• Request
Quote the data exactly, first line to the line containing "plt.rcParams['font.family'] = ['Lato', 'DejaVu", with no pictures.
**** Record extracts
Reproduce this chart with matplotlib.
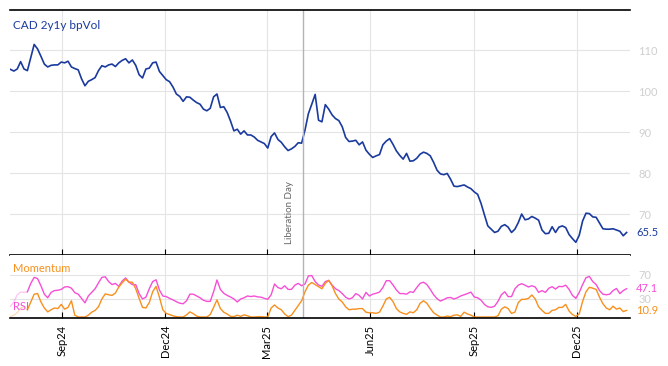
import matplotlib.pyplot as plt
import pandas as pd

plt.rcParams['font.family'] = ['Lato', 'DejaVu Sans']

# CAD 2y1y normal vol (bp), sampled every 3 days from 17 Jul 2024
vol = [105.3, 104.9, 105.4, 107.2, 105.4, 105.0, 108.2, 111.4, 110.3, 108.5,
       106.6, 105.9, 106.3, 106.4, 106.4, 107.1, 106.9, 107.3, 105.9, 105.5,
       105.2, 103.0, 101.3, 102.4, 102.8, 103.3, 105.0, 106.2, 105.9, 106.4,
       106.6, 106.0, 106.9, 107.5, 107.9, 106.9, 107.6, 106.3, 104.0, 103.2,
       105.4, 105.6, 106.9, 107.1, 104.8, 103.8, 102.8, 102.3, 101.0, 99.3,
       98.7, 97.5, 98.6, 98.5, 97.8, 97.2, 96.8, 95.6, 95.2, 95.8,
       98.6, 99.3, 96.0, 96.2, 94.8, 92.7, 90.3, 90.7, 89.5, 90.3,
       89.3, 89.3, 88.8, 88.0, 87.6, 87.2, 86.1, 88.9, 89.8, 88.2,
       87.5, 86.4, 85.5, 85.9, 86.5, 87.4, 87.3, 90.5, 94.5, 96.8,
       99.2, 92.9, 92.5, 96.7, 95.6, 94.2, 93.3, 92.8, 91.3, 88.7,
       87.7, 87.8, 88.0, 86.9, 87.6, 85.6, 84.6, 83.8, 84.2, 84.5,
       86.9, 87.8, 88.4, 87.0, 85.4, 84.3, 83.4, 84.8, 82.9, 83.0,
       83.6, 84.6, 85.1, 84.8, 84.2, 82.6, 80.7, 79.8, 79.6, 79.9,
       78.5, 76.8, 76.7, 76.9, 77.1, 76.6, 76.2, 75.4, 74.8, 72.6,
       69.8, 67.1, 66.3, 65.5, 65.8, 67.0, 67.4, 66.8, 65.5, 66.3,
       67.9, 70.0, 68.6, 68.8, 69.4, 69.0, 68.5, 66.1, 65.2, 65.3,
       66.9, 65.5, 66.8, 67.1, 66.7, 65.0, 64.0, 63.1, 64.8, 68.3,
       70.2, 70.1, 69.3, 69.2, 67.8, 66.4, 66.3, 66.3, 66.4, 66.1,
       65.8, 64.7, 65.5]

rsi = [18, 25, 37, 41.5, 41, 42, 56, 66, 64, 52,
       38, 32, 41, 44, 44.5, 46, 50, 50.5, 48, 40.5,
       38, 31, 23.5, 35, 41, 47, 57, 66, 67, 59,
       54, 56, 51, 60, 65, 58, 54, 54, 39, 30,
       33, 47, 59, 62, 45, 35, 34, 31, 28.5, 25.5,
       23, 22, 27, 38, 38, 35, 32, 28, 26, 26,
       42, 61.7, 46, 39.5, 36, 33.3, 30, 25, 30, 32,
       35, 34, 35, 33.5, 33, 31, 29.5, 37, 55, 49,
       47, 52, 46, 46, 53, 56, 52, 55, 68.5, 69,
       59, 53.3, 51, 59, 61, 53, 47, 44, 39, 33,
       30, 32, 39, 36, 30, 41, 35, 38, 39.5, 41.5,
       49, 60.5, 60.5, 53.3, 45, 39, 39, 38, 42, 41,
       49, 56, 58, 54, 46, 37, 30.5, 26.5, 29, 32,
       32.5, 30, 32, 35, 37, 39, 41.5, 33.3, 32, 28,
       21, 17, 16, 18, 26, 37, 42, 34, 34, 47,
       53, 55.5, 53, 50, 52, 50, 41, 44, 41, 47.8,
       50.5, 46.5, 51, 50.5, 53, 46, 36, 31, 41, 54,
       65.5, 67.5, 59, 54, 44, 38, 37, 38, 44, 47.5,
       39, 44, 47.1]

momentum = [1, 3, 7, 15, 16, 12, 25, 38, 39, 25,
            15, 8.5, 12, 15, 14, 21, 13, 16, 27, 3,
            0, 0, 0, 3, 8, 11, 17, 30, 38.5, 37,
            36, 40, 50, 57, 63, 58, 58, 47, 31, 16,
            15, 24, 42, 51, 33, 12, 6, 4, 2, 0.5,
            0, 0, 3.5, 8.5, 5.5, 1.5, 0, 0, 0, 4,
            16, 28.5, 14, 8, 5, 1, 0.5, 3, 1, 3.5,
            2, 0, 0, 0.5, 0.5, 0, 0, 15, 20, 15,
            12, 5, 0.5, 3, 11, 19, 27, 42, 53, 57.5,
            54, 50.5, 47, 56, 61, 52, 39, 30, 25, 17,
            12, 13, 13, 14, 14, 8, 7, 7, 6, 8,
            18, 30, 32.8, 25.6, 14, 8.5, 6, 4.5, 8.5, 7,
            12, 22.8, 27, 22.8, 14.5, 7, 3.3, 0, 0, 1.5,
            0.5, 3, 3.5, 1, 8, 5, 3, 0, 0, 0,
            0, 0, 0, 0, 2, 13, 17, 14, 6, 8,
            24, 29.4, 29.4, 31, 36.7, 30, 17, 11, 6, 6,
            11, 12, 16, 16, 21, 10, 4, 1, 5, 26,
            42, 49.5, 48, 46, 33, 22, 15, 12, 18, 13,
            15, 9, 10.9]

dates = pd.date_range("2024-07-17", periods=len(vol), freq="3D")
tick_dates = pd.to_datetime(["2024-09-01", "2024-12-01", "2025-03-01",
                             "2025-06-01", "2025-09-01", "2025-12-01"])
tick_labels = ["Sep24", "Dec24", "Mar25", "Jun25", "Sep25", "Dec25"]
event_date = pd.Timestamp("2025-04-02")

blue = "#1a3a9e"
pink = "#f64fd6"
orange = "#f7901e"
grid_c = "#e4e4e4"
label_c = "#cfcfcf"

fig = plt.figure(figsize=(6.68, 3.66), dpi=100)
ax = fig.add_axes([10/668, 1-255/366, 620/668, 245/366])
ax2 = fig.add_axes([10/668, 1-318/366, 620/668, 63/366], sharex=ax)

# main panel
ax.plot(dates, vol, color=blue, lw=1.2)
ax.set_ylim(60, 119.8)
ax.set_xlim(pd.Timestamp("2024-07-16 14:00"), pd.Timestamp("2026-01-17"))
ax.set_yticks([70, 80, 90, 100, 110])
ax.yaxis.tick_right()
ax.tick_params(axis='y', length=0, labelsize=8, labelcolor=label_c, pad=6)
ax.set_xticks(tick_dates)
ax.tick_params(axis='x', direction='in', length=4, labelbottom=False)
ax.grid(color=grid_c, lw=0.8)
for s in ["left", "right"]:
	ax.spines[s].set_visible(False)
ax.spines["top"].set_linewidth(1.2)
ax.spines["bottom"].set_linewidth(1.2)
ax.text(0.005, 0.935, "CAD 2y1y bpVol", transform=ax.transAxes,
	color=blue, fontsize=8.5, va='center')
ax.text(1.01, vol[-1], "%.1f" % vol[-1], transform=ax.get_yaxis_transform(),
	color=blue, fontsize=8, va='center')

ax.axvline(event_date, color="#b4b4b4", lw=1)
ax.text(event_date - pd.Timedelta(days=11.5), 62.6, "Liberation Day",
	rotation=90, ha='center', va='bottom', fontsize=7, color="#666666")

# indicator panel
ax2.plot(dates[:6], rsi[:6], color=pink, lw=1, alpha=0.3)
ax2.plot(dates[5:], rsi[5:], color=pink, lw=1)
ax2.plot(dates[:6], momentum[:6], color=orange, lw=1, alpha=0.3)
ax2.plot(dates[5:], momentum[5:], color=orange, lw=1)
ax2.set_ylim(-1.7, 103.3)
ax2.set_yticks([30, 70])
ax2.yaxis.tick_right()
ax2.tick_params(axis='y', length=0, labelsize=8, labelcolor=label_c, pad=6)
ax2.set_xticks(tick_dates)
ax2.set_xticklabels(tick_labels, rotation=90)
ax2.tick_params(axis='x', direction='in', length=4, labelsize=8, pad=5)
ax2.grid(color=grid_c, lw=0.8)
for s in ["left", "right", "top"]:
	ax2.spines[s].set_visible(False)
ax2.spines["bottom"].set_linewidth(1.2)
ax2.axvline(event_date, color="#b4b4b4", lw=1)
ax2.text(0.005, 0.78, "Momentum", transform=ax2.transAxes, color=orange,
	fontsize=8, va='center')
ax2.text(0.005, 0.18, "RSI", transform=ax2.transAxes, color=pink,
	fontsize=8, va='center')
ax2.text(1.01, rsi[-1], "%.1f" % rsi[-1], transform=ax2.get_yaxis_transform(),
	color=pink, fontsize=8, va='center')
ax2.text(1.01, momentum[-1], "%.1f" % momentum[-1],
	transform=ax2.get_yaxis_transform(), color=orange, fontsize=8, va='center')

fig.savefig("out.png", dpi=100)
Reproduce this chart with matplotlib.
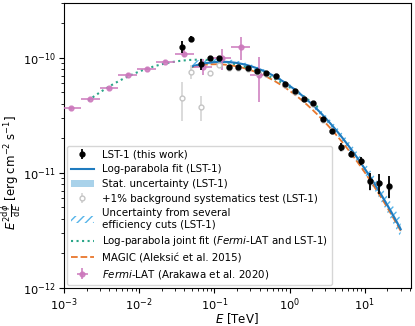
import numpy as np
import matplotlib
matplotlib.use('Agg')
import matplotlib.pyplot as plt
from matplotlib.patches import Patch
from matplotlib.lines import Line2D

# LST-1 flux points (TeV, erg cm-2 s-1 in units of 1e-11)
lst_E = [0.037, 0.049, 0.066, 0.088, 0.117, 0.156, 0.208, 0.277, 0.37, 0.49, 0.66, 0.87,
         1.17, 1.56, 2.08, 2.77, 3.7, 4.9, 6.6, 8.8, 11.7, 15.6, 20.8]
lst_F = [12.5, 14.6, 8.8, 10.0, 9.9, 8.4, 8.4, 8.1, 7.7, 7.4, 7.0, 5.9,
         5.1, 4.4, 4.05, 2.93, 2.32, 1.67, 1.46, 1.27, 0.85, 0.82, 0.77]
lst_err = [1.55, 0.8, 0.9, 0.3, 0.25, 0.2, 0.15, 0.15, 0.12, 0.1, 0.1, 0.1,
           0.08, 0.08, 0.07, 0.07, 0.07, 0.13, 0.08, 0.1, 0.14, 0.16, 0.17]

# +1% background systematics test
sys_F = [4.46, 7.6, 3.73, 7.37, 8.7, 8.1, 8.2, 8.0, 7.6, 7.3, 6.9, 5.85,
         5.05, 4.37, 4.0, 2.9, 2.3, 1.65, 1.45, 1.26, 0.84, 0.81, 0.76]
sys_err = [1.65, 1.1, 0.9, 0.3, 0.25, 0.2, 0.15, 0.15, 0.12, 0.1, 0.1, 0.1,
           0.08, 0.08, 0.07, 0.07, 0.07, 0.13, 0.08, 0.1, 0.14, 0.16, 0.17]

# Fermi-LAT (Arakawa et al. 2020)
fermi_E = [1.26e-3, 2.24e-3, 3.98e-3, 7.08e-3, 0.0126, 0.0224, 0.0398, 0.0708, 0.126, 0.224, 0.398]
fermi_F = [3.65, 4.37, 5.45, 7.16, 8.02, 9.23, 10.9, 8.4, 9.9, 12.4, 7.1]
fermi_err = [0.1, 0.1, 0.15, 0.15, 0.2, 0.3, 0.8, 1.3, 2.0, 2.8, 3.0]
fermi_halfbin = 0.125  # dex

# log-parabola params: log10(E^2 dN/dE) = a + b*x + c*x^2, x = log10(E/TeV)
lst_fit = (-10.243, -0.4635, -0.2577)
lst_stat_hi = (-10.239, -0.4615, -0.2517)
lst_stat_lo = (-10.247, -0.4655, -0.2637)
lst_cuts_hi = (-10.228, -0.452, -0.2320)
lst_cuts_lo = (-10.256, -0.4800, -0.2740)
joint_fit = (-10.256, -0.3972, -0.1645)
magic_fit = (-10.286, -0.47, -0.24)

def logpar(E, p):
    x = np.log10(E)
    return 10 ** (p[0] + p[1] * x + p[2] * x ** 2)

c_blue = '#1f7bbf'
c_light = '#a9d2ea'
c_hatch = '#56b4e9'
c_green = '#2aa588'
c_orange = '#e8762c'
c_pink = '#cc78bc'

plt.rcParams['hatch.linewidth'] = 1.0
plt.rcParams['hatch.color'] = c_hatch
fig = plt.figure(figsize=(4.15, 3.26), dpi=100)
ax = fig.add_axes([0.154, 0.117, 0.836, 0.874])

E_lst = np.logspace(np.log10(0.05), np.log10(30), 200)
E_joint = np.logspace(np.log10(2.1e-3), np.log10(2.5), 200)
E_magic = np.logspace(np.log10(0.05), np.log10(30), 200)

ax.fill_between(E_lst, logpar(E_lst, lst_cuts_lo), logpar(E_lst, lst_cuts_hi),
                facecolor='none', edgecolor=c_hatch, hatch='////', linewidth=0, zorder=1)
ax.fill_between(E_lst, logpar(E_lst, lst_stat_lo), logpar(E_lst, lst_stat_hi),
                color=c_light, linewidth=0, zorder=2)
ax.plot(E_magic, logpar(E_magic, magic_fit), '--', color=c_orange, lw=1.3, zorder=3)
ax.plot(E_joint, logpar(E_joint, joint_fit), ':', color=c_green, lw=1.5, zorder=3)
ax.plot(E_lst, logpar(E_lst, lst_fit), '-', color=c_blue, lw=1.5, zorder=4)

E_arr = np.array(fermi_E)
xlo = E_arr * (1 - 10 ** -fermi_halfbin)
xhi = E_arr * (10 ** fermi_halfbin - 1)
ax.errorbar(fermi_E, np.array(fermi_F) * 1e-11, xerr=[xlo, xhi], yerr=np.array(fermi_err) * 1e-11,
            fmt='o', ms=3.5, color=c_pink, ecolor=c_pink, elinewidth=1.3, alpha=0.85, zorder=5)

ax.errorbar(lst_E, np.array(sys_F) * 1e-11, yerr=np.array(sys_err) * 1e-11, fmt='o', ms=3.5,
            mfc='white', mec='#c4c4c4', ecolor='#d8d8d8', elinewidth=1.3, zorder=5)
ax.errorbar(lst_E, np.array(lst_F) * 1e-11, yerr=np.array(lst_err) * 1e-11, fmt='o', ms=3.5,
            color='black', elinewidth=1.3, zorder=6)

ax.set_xscale('log')
ax.set_yscale('log')
ax.set_xlim(1e-3, 41)
ax.set_ylim(1e-12, 3e-10)
ax.tick_params(labelsize=8.2, pad=2.5)
ax.set_xlabel(r'$E$ [TeV]', fontsize=8.5, labelpad=-1.5)
ax.set_ylabel(r'$E^2\frac{\mathrm{d}\phi}{\mathrm{d}E}$ [$\mathrm{erg\;cm^{-2}\;s^{-1}}$]', fontsize=8.5)
ax.yaxis.set_label_coords(-0.118, 0.405)

h_lst = ax.errorbar([], [], yerr=[], fmt='o', ms=3.5, color='black', elinewidth=1.3)
h_fit = Line2D([], [], color=c_blue, lw=1.5)
h_stat = Patch(facecolor=c_light, edgecolor='none')
h_sys = ax.errorbar([], [], yerr=[], fmt='o', ms=3.5, mfc='white', mec='#c4c4c4', ecolor='#d8d8d8', elinewidth=1.3)
h_cuts = Patch(facecolor='none', edgecolor=c_hatch, hatch='////', linewidth=0)
h_joint = Line2D([], [], color=c_green, lw=1.5, ls=':')
h_magic = Line2D([], [], color=c_orange, lw=1.3, ls='--')
h_fermi = ax.errorbar([], [], xerr=[], yerr=[], fmt='o', ms=3.5, color=c_pink, elinewidth=1.3, alpha=0.85)

ax.legend([h_lst, h_fit, h_stat, h_sys, h_cuts, h_joint, h_magic, h_fermi],
          ['LST-1 (this work)', 'Log-parabola fit (LST-1)', 'Stat. uncertainty (LST-1)',
           '+1% background systematics test (LST-1)',
           'Uncertainty from several\nefficiency cuts (LST-1)',
           r'Log-parabola joint fit ($\it{Fermi}$-LAT and LST-1)',
           'MAGIC (Aleksić et al. 2015)',
           r'$\it{Fermi}$-LAT (Arakawa et al. 2020)'],
          loc='lower left', fontsize=7.4, borderaxespad=0.3, handlelength=2.2, labelspacing=0.45)

fig.savefig('out.png', dpi=100)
********
• Correct output
Reproduce this chart with matplotlib.
import matplotlib.pyplot as plt
import pandas as pd

plt.rcParams['font.family'] = ['Lato', 'DejaVu Sans']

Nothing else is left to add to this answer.